Components in a zero trust network include:

  • Policy engine. This engine drives the rules for authorised access across the environment.
  • Security information and event management (SIEM). A SIEM is a system that collects cybersecurity events and helps administrators review and detect anomalies and potential threats.
  • Identity access management (IAM). An IAM manages authorisation and authentication control for every resource.
  • Firewalls. Segmenting the network between logical groups of business functions limits risk and blocks access to other segments should an attacker compromise one segment.
  • Multifactor authentication (MFA). Instead of a single way to log in using a password, users must enter a PIN or biometrics to access the system.
  • Encryption. All data should be encrypted regardless of whether external or internal.
  • Analytics. An analytics system will help administrators determine vulnerabilities and detect ongoing attacks.

What Are Zero Trust Principles?

The zero trust model is governed by strict principles that security experts and administrators should follow to ensure infrastructure efficiency. For outside consulting, the organisation should look for a service that follows these principles:

  • Monitoring. Extensive logging and monitoring feed analytics systems so that administrators can review environment efficiency and detect anomalies.
  • Least Privilege. The Principle of Least Privilege says that users should have access to only the resources necessary to perform their job functions.
  • Device access. Not only are users authenticated on the network, but device access is also heavily monitored and must be authorised.
  • Segment network zones. Instead of one large network where all network traffic co-mingles, the network should be separated into security zones to protect sensitive data within each zone.
  • Multifactor authentication (MFA). The system should require a secondary method of authentication instead of a single password.

What Are Some Zero Trust Use Cases?

Before an organisation decides whether they need a zero trust architecture, they should consider use cases that apply to their unique needs and pain points. Changing the infrastructure and security processes can be a major undertaking for administrators. Still, several use cases underscore the benefits and reasons to switch to a zero trust model.

Here are a few common use cases for zero trust:

  • Remote and hybrid users. At-home workers add significant risk to the organisation and its data, but a zero trust network limits the risk of compromise by continually validating access.
  • Third-party vendors. In many cases, third-party vendors are integral to the organisational supply chain, so they need access to some data. The zero trust model limits access to only the data necessary for vendor job functions.
  • IoT protection. Manufacturers often use IoT to manage machinery.
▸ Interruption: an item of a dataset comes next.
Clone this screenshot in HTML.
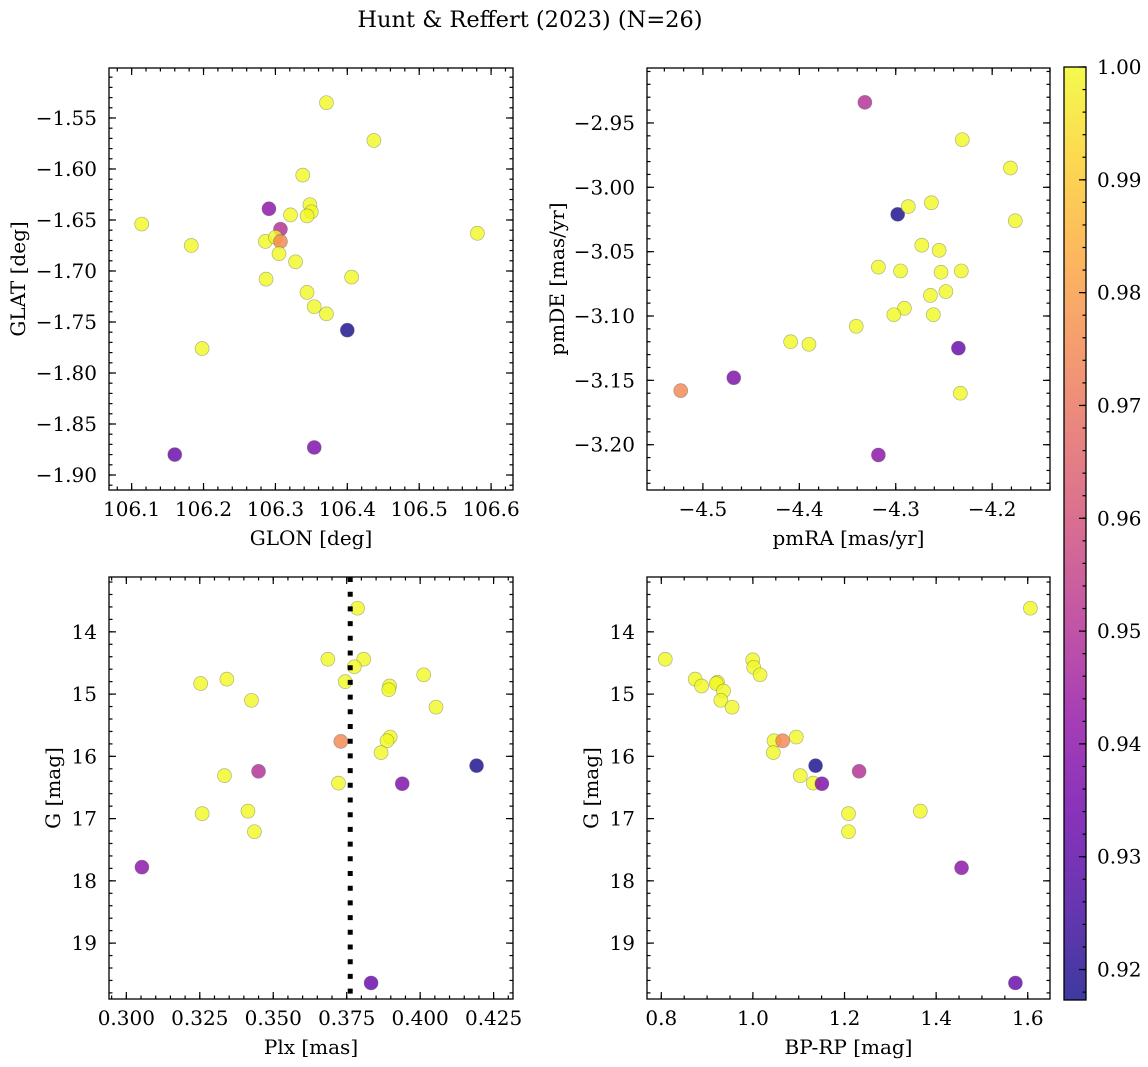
<!DOCTYPE html>
<html><head><meta charset="utf-8">
<style>
html,body{margin:0;padding:0;background:#fff;}
svg{display:block;font-family:"DejaVu Serif","Liberation Serif",serif;}
</style></head>
<body>
<svg id="chart" width="1148" height="1067" viewBox="0 0 1148 1067" xmlns="http://www.w3.org/2000/svg">
<defs>
<linearGradient id="plasmaGrad" x1="0" y1="1" x2="0" y2="0"></linearGradient>
</defs>
<text x="530" y="27" font-size="22.5" text-anchor="middle" fill="#000">Hunt &amp; Reffert (2023) (N=26)</text>
</svg>
<script>
// ---- data ----
const p1Lon=[106.371,106.437,106.338,106.291,106.321,106.348,106.350,106.344,106.114,106.183,106.307,106.286,106.300,106.307,106.305,106.328,106.581,106.287,106.406,106.344,106.354,106.371,106.400,106.198,106.160,106.354];
const p1Lat=[-1.535,-1.572,-1.606,-1.639,-1.645,-1.635,-1.642,-1.646,-1.654,-1.675,-1.659,-1.671,-1.667,-1.671,-1.683,-1.691,-1.663,-1.708,-1.706,-1.721,-1.735,-1.742,-1.758,-1.776,-1.880,-1.873];
const p1Prob=[1,1,1,0.940,1,1,1,1,1,1,0.950,1,1,0.975,1,1,1,1,1,1,1,1,0.918,1,0.932,0.937];

const p2Pmra=[-4.332,-4.231,-4.181,-4.176,-4.298,-4.287,-4.263,-4.273,-4.255,-4.318,-4.295,-4.253,-4.232,-4.248,-4.264,-4.291,-4.302,-4.261,-4.341,-4.409,-4.390,-4.235,-4.468,-4.523,-4.233,-4.318];
const p2Pmde=[-2.934,-2.963,-2.985,-3.026,-3.021,-3.015,-3.012,-3.045,-3.049,-3.062,-3.065,-3.066,-3.065,-3.081,-3.084,-3.094,-3.099,-3.099,-3.108,-3.120,-3.122,-3.125,-3.148,-3.158,-3.160,-3.208];
const p2Prob=[0.95,1,1,1,0.918,1,1,1,1,1,1,1,1,1,1,1,1,1,1,1,1,0.932,0.937,0.975,1,0.940];

const p3Plx=[0.3787,0.3686,0.3808,0.3776,0.4012,0.3745,0.3253,0.3342,0.3896,0.3893,0.4054,0.3426,0.3730,0.3898,0.3887,0.3867,0.4192,0.3450,0.3334,0.3722,0.3939,0.3258,0.3414,0.3436,0.3053,0.3833];
const p3G=[13.62,14.44,14.44,14.56,14.69,14.80,14.83,14.76,14.87,14.93,15.21,15.10,15.76,15.69,15.75,15.94,16.15,16.24,16.31,16.43,16.44,16.92,16.88,17.21,17.78,19.64];
const p3Prob=[1,1,1,1,1,1,1,1,1,1,1,1,0.975,1,1,1,0.918,0.95,1,1,0.937,1,1,1,0.940,0.932];
const plxRef=[0.3762];

const p4Bprp=[1.6058,0.8087,0.874,0.888,0.9227,0.920,0.9358,0.930,0.9546,0.9996,1.0018,1.0156,1.0461,1.065,1.0947,1.0446,1.1368,1.1034,1.1318,1.1506,1.2319,1.2087,1.2087,1.3655,1.4555,1.5731];
const p4G=[13.62,14.44,14.76,14.87,14.81,14.83,14.95,15.10,15.21,14.45,14.57,14.69,15.75,15.75,15.69,15.94,16.15,16.31,16.43,16.44,16.24,16.92,17.21,16.88,17.79,19.64];
const p4Prob=[1,1,1,1,1,1,1,1,1,1,1,1,1,0.975,1,1,0.918,1,1,0.937,0.95,1,1,1,0.940,0.932];

// tick values
const p1XTicks=[106.1,106.2,106.3,106.4,106.5,106.6];
const p1YTicks=[-1.55,-1.60,-1.65,-1.70,-1.75,-1.80,-1.85,-1.90];
const p2XTicks=[-4.5,-4.4,-4.3,-4.2];
const p2YTicks=[-2.95,-3.00,-3.05,-3.10,-3.15,-3.20];
const p3XTicks=[0.300,0.325,0.350,0.375,0.400,0.425];
const gTicks=[14,15,16,17,18,19];
const p4XTicks=[0.8,1.0,1.2,1.4,1.6];
const cbTicks=[0.92,0.93,0.94,0.95,0.96,0.97,0.98,0.99,1.00];
const cbMin=0.9173, cbMax=1.0;

// ---- helpers ----
const NS='http://www.w3.org/2000/svg';
const svg=document.getElementById('chart');
const FS=20;
function mk(tag,attrs,parent){const e=document.createElementNS(NS,tag);for(const k in attrs)e.setAttribute(k,attrs[k]);(parent||svg).appendChild(e);return e;}
const plasma=['#0d0887','#41049d','#6a00a8','#8f0da4','#b12a90','#cc4778','#e16462','#f2844b','#fca636','#fcce25','#f0f921'];
function hex(c){return [parseInt(c.slice(1,3),16),parseInt(c.slice(3,5),16),parseInt(c.slice(5,7),16)];}
function cmap(v){let t=(v-cbMin)/(cbMax-cbMin);t=Math.max(0,Math.min(1,t));const f=t*10,i=Math.min(9,Math.floor(f)),r=f-i;const a=hex(plasma[i]),b=hex(plasma[i+1]);return 'rgb('+a.map((x,k)=>Math.round(x+(b[k]-x)*r)).join(',')+')';}
function fmt(v,d){return v.toFixed(d).replace('-','\u2212');}

function panel(cfg){
  const g=mk('g',{});
  
  
  const [L,T,R,B]=cfg.box;
  const sx=v=>L+(v-cfg.xd[0])/(cfg.xd[1]-cfg.xd[0])*(R-L);
  const sy=cfg.yInv? (v=>T+(v-cfg.yd[0])/(cfg.yd[1]-cfg.yd[0])*(B-T)) : (v=>B-(v-cfg.yd[0])/(cfg.yd[1]-cfg.yd[0])*(B-T));
  const pts=mk('g',{},g);
  
  
  for(let i=0;i<cfg.xs.length;i++){
    const c=mk('circle',{cx:sx(cfg.xs[i]).toFixed(2),cy:sy(cfg.ys[i]).toFixed(2),r:7,fill:cmap(cfg.cs[i]),'fill-opacity':0.8,stroke:'rgba(90,90,90,0.45)','stroke-width':0.7},pts);
    
    
  }
  if(cfg.vline){
    const x=sx(cfg.vline[0]);
    const ln=mk('line',{x1:x,x2:x,y1:T,y2:B,stroke:'#000','stroke-width':5,'stroke-dasharray':'5,9.7'},g);
    
    
  }
  const tk=mk('g',{stroke:'#000','stroke-width':1.2},g);
  
  
  const xmin=Math.ceil(cfg.xd[0]/cfg.xm-1e-6)*cfg.xm;
  for(let v=xmin;v<=cfg.xd[1]+1e-9;v+=cfg.xm){const x=sx(v);mk('line',{x1:x,x2:x,y1:B,y2:B-3.5},tk);mk('line',{x1:x,x2:x,y1:T,y2:T+3.5},tk);}
  const y0=Math.min(cfg.yd[0],cfg.yd[1]),y1=Math.max(cfg.yd[0],cfg.yd[1]);
  const ymin=Math.ceil(y0/cfg.ym-1e-6)*cfg.ym;
  for(let v=ymin;v<=y1+1e-9;v+=cfg.ym){const y=sy(v);mk('line',{x1:L,x2:L+3.5,y1:y,y2:y},tk);mk('line',{x1:R,x2:R-3.5,y1:y,y2:y},tk);}
  cfg.xt.forEach(v=>{const x=sx(v);mk('line',{x1:x,x2:x,y1:B,y2:B-7},tk);mk('line',{x1:x,x2:x,y1:T,y2:T+7},tk);
    const t=mk('text',{x:x,y:B+26,'font-size':FS,'text-anchor':'middle',fill:'#000',stroke:'none'},g);t.textContent=fmt(v,cfg.xdp);
    
    });
  cfg.yt.forEach(v=>{const y=sy(v);mk('line',{x1:L,x2:L+7,y1:y,y2:y},tk);mk('line',{x1:R,x2:R-7,y1:y,y2:y},tk);
    const t=mk('text',{x:L-12,y:y+7,'font-size':FS,'text-anchor':'end',fill:'#000',stroke:'none'},g);t.textContent=fmt(v,cfg.ydp);
    
    });
  const fr=mk('rect',{x:L,y:T,width:R-L,height:B-T,fill:'none',stroke:'#000','stroke-width':1.3},g);
  
  
  const xl=mk('text',{x:(L+R)/2,y:B+55,'font-size':FS,'text-anchor':'middle',fill:'#000'},g);xl.textContent=cfg.xlab;
  
  
  const yl=mk('text',{x:0,y:0,'font-size':FS,'text-anchor':'middle',fill:'#000',transform:'translate('+cfg.ylx+','+((T+B)/2)+') rotate(-90)'},g);yl.textContent=cfg.ylab;
  
  
}

panel({name:'glon-glat-panel',box:[109,68,513,490],xd:[106.0685,106.6305],yd:[-1.9147,-1.501],xs:p1Lon,ys:p1Lat,cs:p1Prob,xt:p1XTicks,yt:p1YTicks,xm:0.02,ym:0.01,xdp:1,ydp:2,xlab:'GLON [deg]',ylab:'GLAT [deg]',ylx:25});
panel({name:'proper-motion-panel',box:[647,68,1050,490],xd:[-4.558,-4.140],yd:[-3.2352,-2.9073],xs:p2Pmra,ys:p2Pmde,cs:p2Prob,xt:p2XTicks,yt:p2YTicks,xm:0.02,ym:0.01,xdp:1,ydp:2,xlab:'pmRA [mas/yr]',ylab:'pmDE [mas/yr]',ylx:564});
panel({name:'parallax-mag-panel',box:[109,577,513,999],xd:[0.2941,0.4316],yd:[13.119,19.898],yInv:true,xs:p3Plx,ys:p3G,cs:p3Prob,xt:p3XTicks,yt:gTicks,xm:0.005,ym:0.2,xdp:3,ydp:0,xlab:'Plx [mas]',ylab:'G [mag]',ylx:60,vline:plxRef});
panel({name:'cmd-panel',box:[647,577,1050,999],xd:[0.7688,1.6486],yd:[13.119,19.898],yInv:true,xs:p4Bprp,ys:p4G,cs:p4Prob,xt:p4XTicks,yt:gTicks,xm:0.05,ym:0.2,xdp:1,ydp:0,xlab:'BP-RP [mag]',ylab:'G [mag]',ylx:598});

// colorbar
const grad=document.getElementById('plasmaGrad');
plasma.forEach((c,i)=>mk('stop',{offset:(i/10),'stop-color':c},grad));
const cb=mk('g',{});


const cT=67,cB=1000,cL=1064,cR=1086;
const cy=v=>cB-(v-cbMin)/(cbMax-cbMin)*(cB-cT);
mk('rect',{x:cL,y:cT,width:cR-cL,height:cB-cT,fill:'url(#plasmaGrad)','fill-opacity':0.8},cb);
for(let v=0.918;v<=1.0001;v+=0.002){const y=cy(v);mk('line',{x1:cR,x2:cR-3.5,y1:y,y2:y,stroke:'#000','stroke-width':1.2},cb);}
cbTicks.forEach(v=>{const y=cy(v);mk('line',{x1:cR,x2:cR-7,y1:y,y2:y,stroke:'#000','stroke-width':1.2},cb);
  const t=mk('text',{x:1097,y:y+7,'font-size':FS,fill:'#000'},cb);t.textContent=v.toFixed(2);
  
  });
mk('rect',{x:cL,y:cT,width:cR-cL,height:cB-cT,fill:'none',stroke:'#000','stroke-width':1.3},cb);
</script>
</body></html>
A zero trust model protects the network from threats.

Implementation Best Practices

Before rolling out policies and infrastructure, administrators should follow several best practices to streamline the process and ensure that a zero trust architecture is set up effectively. By employing best practices, the organisation can reduce downtime and struggles. Every organisation has its own requirements, but a few general best practices to follow are:

  • Define resources for protection. Before protecting resources, administrators need to know which ones could be at risk. Auditing resources help lay the foundation for deploying security measures.
  • Map data flows. Where will data be stored, and where will it be transferred? By mapping data flows, administrators can identify where to apply encryption.
  • Find a zero trust architect. If the organisation doesn’t have on-staff consultants familiar with the zero trust model, it might be necessary to find outside consultants to help.
  • Create policies around least privilege. With users and resources audited, administrators can build effective authorisation policies that follow least privilege principles.
  • Set up monitoring and logging. The environment must be monitored for complete protection and compliance with regulations. Monitoring is a proactive approach to defend the network against threats.